Providers sidelined by COVID-19 sharing protective equipment

Providers sidelined by COVID-19 sharing protective equipment

Illinois providers sidelined by the new coronavirus pandemic are identifying and donating needed personal protective equipment to hospitals and other healthcare workers on the front lines as the number of COVID-19 cases across the state continues to increase.

The Illinois Public Health Association announced last week that it would donate 30,000 gloves.

“IPHA is delighted to support our colleagues on the frontline of this fight,” said Toni Corona, president of the association and public health administrator at the Madison County Health Department.

Other trade groups said they have started to contact their members to determine how much supply they can give to their colleagues treating COVID-19 patients.

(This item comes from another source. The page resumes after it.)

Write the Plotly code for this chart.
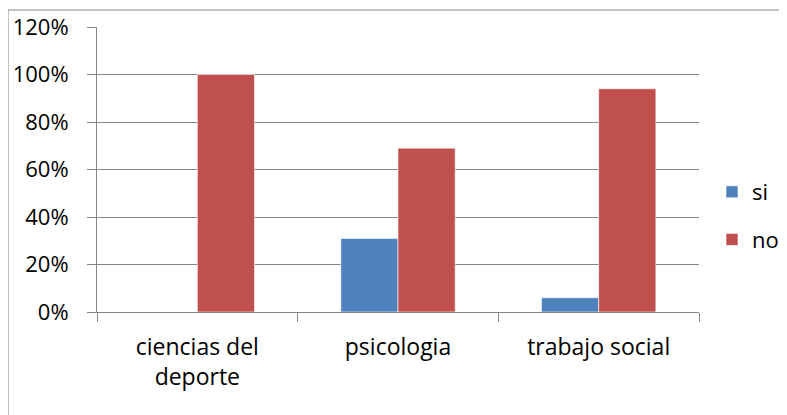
import plotly.graph_objects as go

categories = ["ciencias del<br>deporte", "psicologia", "trabajo social"]
si_values = [0.0, 0.31, 0.06]
no_values = [1.00, 0.69, 0.94]
series_names = ["si", "no"]
colors = ["#4F81BD", "#C0504D"]

FONT = "Open Sans"
OFF = 8  # default page body margin
W, H = 787 - OFF, 415 - OFF
L, T = 97 - OFF, 27 - OFF
R = W - (699 - OFF)
B = H - (312 - OFF)
pw = W - L - R
ph = H - T - B

fig = go.Figure()
for name, vals, col in zip(series_names, [si_values, no_values], colors):
    fig.add_trace(go.Bar(
        x=categories, y=vals, name=name, legendgroup=name,
        marker=dict(color=col, line=dict(color="rgba(255,255,255,0.6)", width=1)),
    ))

fig.update_layout(
    width=W, height=H,
    margin=dict(l=L, r=R, t=T, b=B, pad=0, autoexpand=False),
    paper_bgcolor="white", plot_bgcolor="white",
    barmode="group", bargap=0.43, bargroupgap=0,
    font=dict(family=FONT, size=22, color="black"),
    showlegend=True,
    legend=dict(x=(712 - L - OFF) / pw, y=(312 - 216) / ph, xanchor="left", yanchor="middle",
                font=dict(size=22, family=FONT), itemwidth=30, tracegroupgap=16,
                traceorder="grouped", bgcolor="rgba(0,0,0,0)"),
    shapes=[dict(type="rect", xref="paper", yref="paper",
                 x0=(8 - OFF - L) / pw, x1=(W + 20 - L) / pw,
                 y0=(312 - 440) / ph, y1=(312 - 10) / ph,
                 line=dict(color="#868686", width=1), layer="below")],
)
fig.update_yaxes(range=[0, 1.2], dtick=0.2, tickformat=".0%",
                 showgrid=True, gridcolor="#868686", gridwidth=1,
                 showline=True, linecolor="#868686", linewidth=1,
                 ticks="outside", ticklen=9, tickcolor="#868686",
                 zeroline=False, automargin=False, ticklabelstandoff=14,
                 tickfont=dict(size=22, family=FONT))
fig.update_xaxes(showline=True, linecolor="#868686", linewidth=1,
                 ticks="outside", ticklen=9, tickcolor="#868686",
                 tickson="boundaries", showgrid=False, automargin=False,
                 ticklabelstandoff=14,
                 tickfont=dict(size=23, family=FONT))

fig.write_html("out.html")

Leigh Ann Vanausdoll, executive director of the Illinois Optometric Association, said they have been surveying and compiling a list of members who say they have enough supplies on-hand that they would be able to donate.

“Hopefully we’ll be able to provide them with a good inventory,” she said.

Dentists are doing the same. Dr. Alice Boghosian, president-elect of the Illinois State Dental Society, said some dentists have already been collecting personal protective equipment and working with their area providers to donate them.

“We’re trying to funnel the PPE to where it’s needed,” she said.

Dr. Stacey Van Scoyoc, a Bloomington-based dentist and vice president of the society, said they have already established a connection in their community where hospitals in need of equipment can call and ask if any of the local dentists can provide specific items, such as small gloves.

“It just brought to light the fact that we do need to work together as a community to help our community,” Scoyoc said.

With dentists still having to provide some emergency care, Boghosian and Scoyoc said they try and provide equipment whenever possible.

Dr. Stephanie Keating, head of anesthesia service at the University of Illinois’ Veterinary Teaching Hospital, said the college is coordinating with the Illinois State Veterinary Medical Association to compile a list of who can help supply equipment and manpower if and when there is a call to action.

“We’re basically identifying all of that so that if called upon by the local hospitals, we can immediately mobilize and get back to them,” she said.

Along with gloves and masks, Keating said some veterinarians can provide vital monitors and, in some cases, ventilators that could be modified for human use to use “as a bridge” in case demand exceeds availability.

And while they are trained to work on animals, Keating said some veterinarians, in theory, could assist other medical professionals to monitor patients and take vitals if necessary.

“The willingness of people in the veterinary community to help has been overwhelmingly positive,” she said. “And I think that there is just a whole profession of people that have training in this area, have the equipment and the PPE that could be of help. There’s just basically a whole profession that is absolutely willing to help if called upon.”